The underlying case facts were not unusual, though the relationships among the parties were somewhat confusing. A fire allegedly began in a truck parked in a residence’s garage, and ultimately destroyed the home. The homeowner’s employer owned the vehicle. Local officials determined the origin of the fire to be in the area of the truck’s dashboard. The homeowner's property insurance carrier, MetLife, paid for the damages, then sought to assert a subrogation claim against the truck’s manufacturer and the installer of a remote starting device in the truck’s dashboard.
The employer’s automobile carrier, Royal Insurance, indemnified the employer for the truck, and took possession of its remains, while orally agreeing to preserve it for future inspections. Nonetheless, before any inspection took place, the truck was disassembled and discarded.
MetLife later commenced a subrogation action against the truck manufacturer, the truck dealer, and the starting device installer.
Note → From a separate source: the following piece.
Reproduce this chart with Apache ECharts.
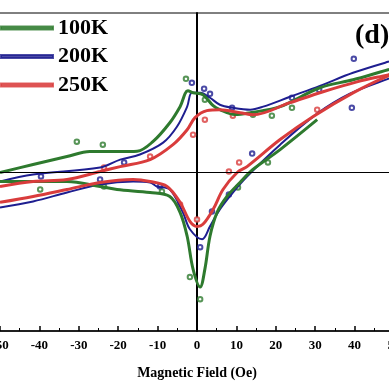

The lawsuit included a fourth claim, brought solely against Royal– which was the lone issue in this decision - alleging that "as a result of [Royal’s] negligence … necessary … evidence has been destroyed and lost, thereby irrevocably impairing [MetLife's] right to pursue successfully the [other] defendants…." The trial court refused to recognize this spoliation claim as valid; the lower appellate court upheld the dismissal of the claim; and the Court of Appeals agreed to review the issue.
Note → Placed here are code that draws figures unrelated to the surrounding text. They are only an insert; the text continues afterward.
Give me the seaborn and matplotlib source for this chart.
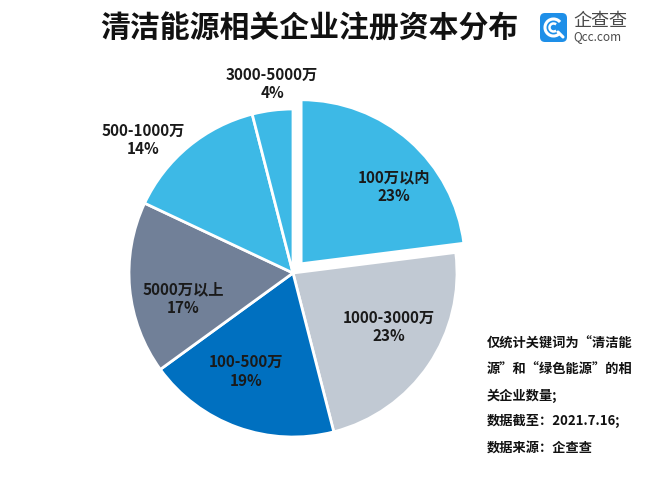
import matplotlib
matplotlib.use("Agg")
import matplotlib.pyplot as plt
from matplotlib.patches import FancyBboxPatch, Arc
import seaborn as sns

# ---------------- data ----------------
categories = ["100万以内", "1000-3000万", "100-500万", "5000万以上", "500-1000万", "3000-5000万"]
shares = [23, 23, 19, 17, 14, 4]
pct_labels = ["23%", "23%", "19%", "17%", "14%", "4%"]
title = "清洁能源相关企业注册资本分布"
notes = ["仅统计关键词为\u201c清洁能", "源\u201d和\u201c绿色能源\u201d的相", "关企业数量;", "数据截至：2021.7.16;", "数据来源：企查查"]

# ---------------- style ----------------
sns.set_theme(style="white")
plt.rcParams['font.family'] = ['Noto Sans CJK SC', 'DejaVu Sans']

colors = ["#3DB9E6", "#C1C9D3", "#0070C0", "#718098", "#3DB9E6", "#3DB9E6"]
explode = [0.075, 0, 0, 0, 0, 0]
# label positions in pie-radius units (x, y)
label_pos = [(0.616, 0.524), (0.585, -0.33), (-0.287, -0.60), (-0.668, -0.159), (-0.915, 0.81), (-0.128, 1.152)]

W, H = 657, 491
fig = plt.figure(figsize=(W / 100, H / 100), dpi=100)
cx, cy, R = 293, 273, 164
half = 200
ax = fig.add_axes([(cx - half) / W, (H - cy - half) / H, 2 * half / W, 2 * half / H])

wedges, _ = ax.pie(shares, colors=colors, startangle=90, counterclock=False,
                   explode=explode, radius=1.0,
                   wedgeprops=dict(edgecolor="white", linewidth=2))
lim = half / R
ax.set_xlim(-lim, lim)
ax.set_ylim(-lim, lim)
ax.set_aspect("equal")
ax.axis("off")

for cat, pct, (lx, ly) in zip(categories, pct_labels, label_pos):
    ax.text(lx, ly, cat + "\n" + pct, ha="center", va="center", fontsize=11,
            fontweight="bold", color="#1a1a1a", linespacing=1.2)

# title
fig.text(309 / W, 1 - 29 / H, title, ha="center", va="center", fontsize=21.5,
         fontweight="bold", color="#111111")

# logo
lax = fig.add_axes([0, 0, 1, 1], facecolor="none")
lax.set_xlim(0, W)
lax.set_ylim(H, 0)
lax.axis("off")
lax.add_patch(FancyBboxPatch((540, 13), 27, 29, boxstyle="round,pad=0,rounding_size=5",
                             facecolor="#1E8FE8", edgecolor="none"))
lax.add_patch(Arc((553.5, 27.5), 17, 17, theta1=40, theta2=320, color="white", lw=2.2))
lax.add_patch(Arc((553.5, 27.5), 8, 8, theta1=50, theta2=310, color="white", lw=1.8))
lax.plot([558, 563], [32, 37], color="white", lw=2.2, solid_capstyle="round")
lax.text(573, 21, "企查查", ha="left", va="center", fontsize=13, color="#4a4a4a")
lax.text(573, 37, "Qcc.com", ha="left", va="center", fontsize=8.5, color="#4a4a4a")

# notes
for i, line in enumerate(notes):
    lax.text(487, 344 + i * 25.8, line, ha="left", va="center", fontsize=9.5,
             fontweight="bold", color="#111111")

fig.savefig("out.png", dpi=100, facecolor="white")
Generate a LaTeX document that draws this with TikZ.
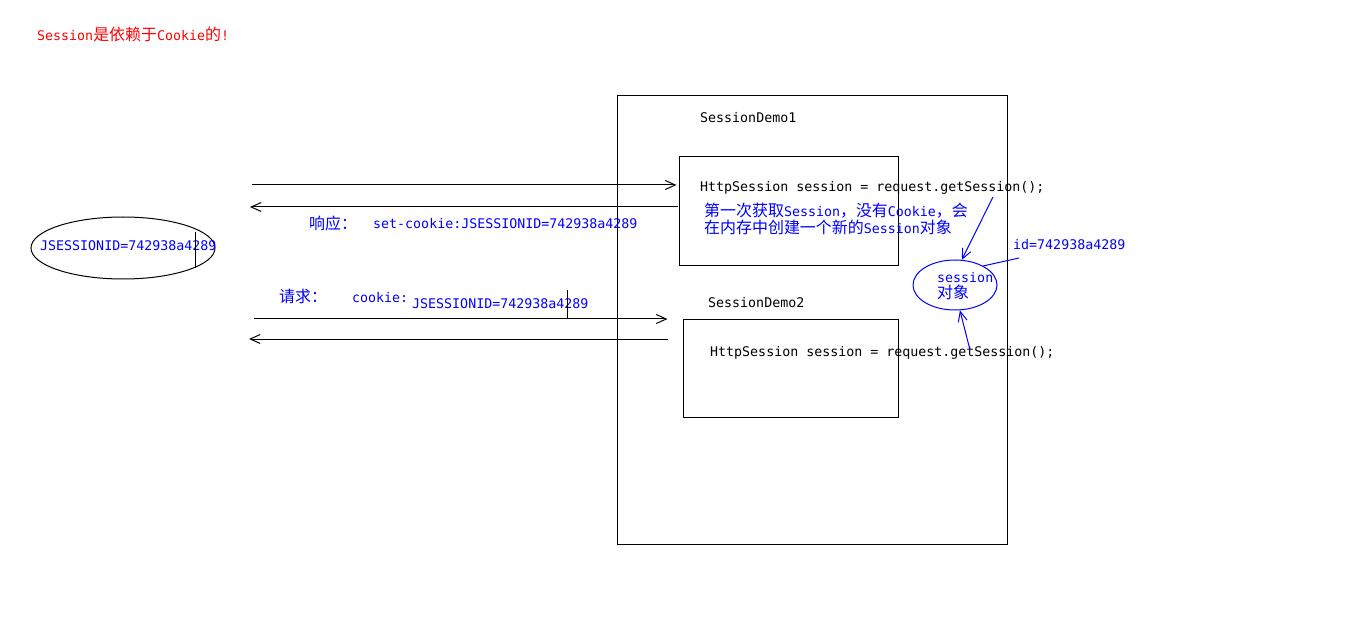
\documentclass[tikz,border=0pt]{standalone}
\usepackage{fontspec}
\setmonofont{DejaVu Sans Mono}
\newfontfamily\cjk[Scale=1.2]{Noto Sans CJK SC}
\usetikzlibrary{shapes.geometric, arrows.meta}
\newcommand{\zh}[1]{{\cjk #1}}

\begin{document}
\begin{tikzpicture}[
    x=1pt, y=-1pt,
    txt/.style={anchor=west, inner sep=0pt, yshift=-1.5pt, font=\ttfamily\fontsize{13.3}{17}\selectfont},
    note/.style={txt, text=blue},
    box/.style={draw, line width=1pt, inner sep=0pt},
    arr/.style={-{Straight Barb[length=10pt, width=9pt]}, line width=1pt},
    barr/.style={arr, blue},
]
    \fill[white] (0,0) rectangle (1360,620);
    \useasboundingbox (0,0) rectangle (1360,620);

    \node[txt, text=red] (title) at (37,33) {Session\zh{是依赖于}Cookie\zh{的}!};

    \node[box, minimum width=390pt, minimum height=448pt] (server) at (812,320) {};
    \node[txt] (demo1) at (700,116) {SessionDemo1};
    \node[box, minimum width=219pt, minimum height=109pt] (box1) at (788.5,211.5) {};
    \node[txt] (code1) at (700,186) {HttpSession session = request.getSession();};
    \node[note, align=left] (first) at (704,217.5)
        {\zh{第一次获取}Session\zh{，没有}Cookie\zh{，会}\\\zh{在内存中创建一个新的}Session\zh{对象}};

    \node[txt] (demo2) at (708,301) {SessionDemo2};
    \node[box, minimum width=215pt, minimum height=97pt] (box2) at (790.5,368.5) {};
    \node[txt] (code2) at (710,351) {HttpSession session = request.getSession();};

    \node[draw, ellipse, line width=1pt, minimum width=184pt, minimum height=62pt] (browser) at (123,248) {};
    \node[note] (jid) at (40,244) {JSESSIONID=742938a4289};
    \draw[line width=1pt] (195,232) -- (195,268);

    \node[note] (resp) at (309,222) {\zh{响应：}};
    \node[note] (setck) at (373,222) {set-cookie:JSESSIONID=742938a4289};
    \node[note] (req) at (279,295) {\zh{请求：}};
    \node[note] (ck) at (352,296) {cookie:};
    \node[note] (ckval) at (412,302) {JSESSIONID=742938a4289};
    \draw[line width=1pt] (567,290) -- (567,318);

    \node[draw=blue, ellipse, line width=1pt, minimum width=84pt, minimum height=50pt] (sobj) at (955,285) {};
    \node[note, align=left] (stext) at (937,284.5) {session\\[-1pt]\zh{对象}};
    \node[note] (idlbl) at (1013,243) {id=742938a4289};

    \coordinate (out1) at (252,185);
    \coordinate (in1) at (250,207);
    \coordinate (out2) at (254,319);
    \coordinate (in2) at (249,339);
    \draw[arr] (out1) -- ([xshift=-2pt]box1.west |- out1);
    \draw[arr] ([xshift=-1pt]box1.west |- in1) -- (in1);
    \draw[arr] (out2) -- ([xshift=-15pt]box2.west |- out2);
    \draw[arr] ([xshift=-15pt]box2.west |- in2) -- (in2);

    \coordinate (get1) at (993,197);
    \coordinate (get2) at (970,350);
    \coordinate (idtail) at (1019,258);
    \draw[barr] (get1) -- (sobj.75);
    \draw[barr] (get2) -- (sobj.-79);
    \draw[blue, line width=1pt] (idtail) -- (sobj.34);
\end{tikzpicture}
\end{document}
The high court initially noted that an independent cause of action for spoliation of evidence is a relatively recent phenomenon in the law, and that courts around the country are split as to whether to recognize them. The court also noted that certain lower-level New York appellate courts had found that spoliation of evidence was a viable claim against an employer if the loss of evidence impaired an employee's right to sue a third-party tortfeasor, but that other lower level New York appellate decisions found that no such claim existed under circumstances where the party that destroyed the evidence was viewed as not having had a legal duty to preserve it.
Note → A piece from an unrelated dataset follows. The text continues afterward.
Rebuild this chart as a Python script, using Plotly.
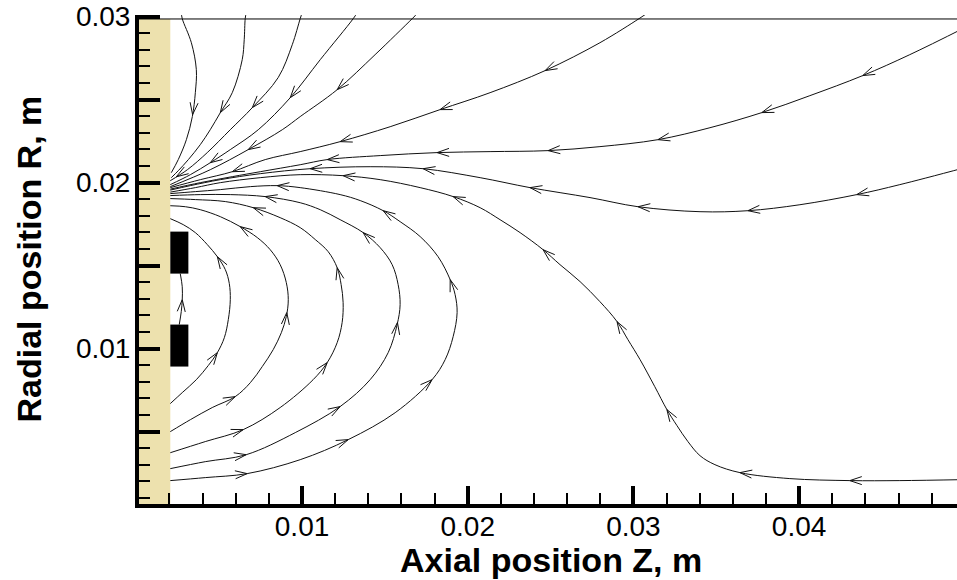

The court then reviewed the facts of this case with an eye toward evaluating if Royal had a legal duty to preserve the discarded evidence. The court noted the following factors:
1. Royal owned the vehicle.
2. No relationship existed between MetLife and Royal.
3. MetLife made no effort to preserve the vehicle by written agreement.
4. Although MetLife orally requested that the vehicle be preserved, it never placed that request in writing or volunteered to cover the costs associated with doing so.
5. MetLife did not seek a court order to compel the preservation of the vehicle through pre-action disclosure or a temporary restraining order.
6. MetLife did not buy the vehicle from Royal, nor offer to pay the costs associated with preserving it.
7. MetLife could have promptly commenced suit and issued a subpoena to Royal to produce the vehicle, but it did not do so prior to its spoliation.
Finally, the court noted that “the burden of forcing a party to preserve [evidence] when it has no notice of an impending lawsuit, and the difficulty of assessing damages[i] militate against establishing a cause of action for spoliation in this case, where there was no duty, court order, contract or special relationship.” (emphasis added).
Thus, although the court rejected the claim under the facts of this case, it clearly left open the possibility for such a claim to prevail where a contractual or other more formalized relationship exists between the parties, where a court had orders the preservation of the evidence, or where the court otherwise concludes that a duty to preserve the evidence exists.
Practice Tips:
1. If and when important evidence is being retained by any third party, it is imperative that recovery professionals: (a) advise the party in writing of the evidence’s importance to anticipated litigation; (b) request in such written communication that the third party preserve it until advised otherwise (in writing); (c) offer to pay for the evidence’s preservation if the third party is not inclined to do so; and (d) try to obtain a written acknowledgement or response that such steps will be taken.
2. If a party that is retaining evidence fails to acknowledge a request to preserve it, then counsel should be contacted to file emergency motions or a lawsuit to ensure the property is retained properly.
3. In the end, if a third party fails to preserve important evidence, even though the actions mentioned above have been taken, there might be remedies depending upon the jurisdiction where the events take place. Still, every effort should be made to prevent a case from getting to the stage of having to request such relief. Compliance with the guidelines set forth by the New York Court of Appeals in this case should greatly assist in such prevention regardless of what jurisdiction controls the matter.
[i] The court mentioned in its conclusion an additional consideration for its decision not to recognize a negligent spoliation claim: “the difficulty of assessing damages.” Many courts have struggled with this issue in this context because the actual damages caused by the destruction of important evidence by a third party are very hard to determine. For example, would the damages properly be the total amount of the subrogation claim, or would a proper measure of the damages be something less? The court did not conduct a lengthy discussion of this issue, as many other courts have, but it appears that the court may have some misgivings about holding a party liable for the whole value of a plaintiff’s claim without the plaintiff also somehow proving the merits of its underlying claim at time of trial.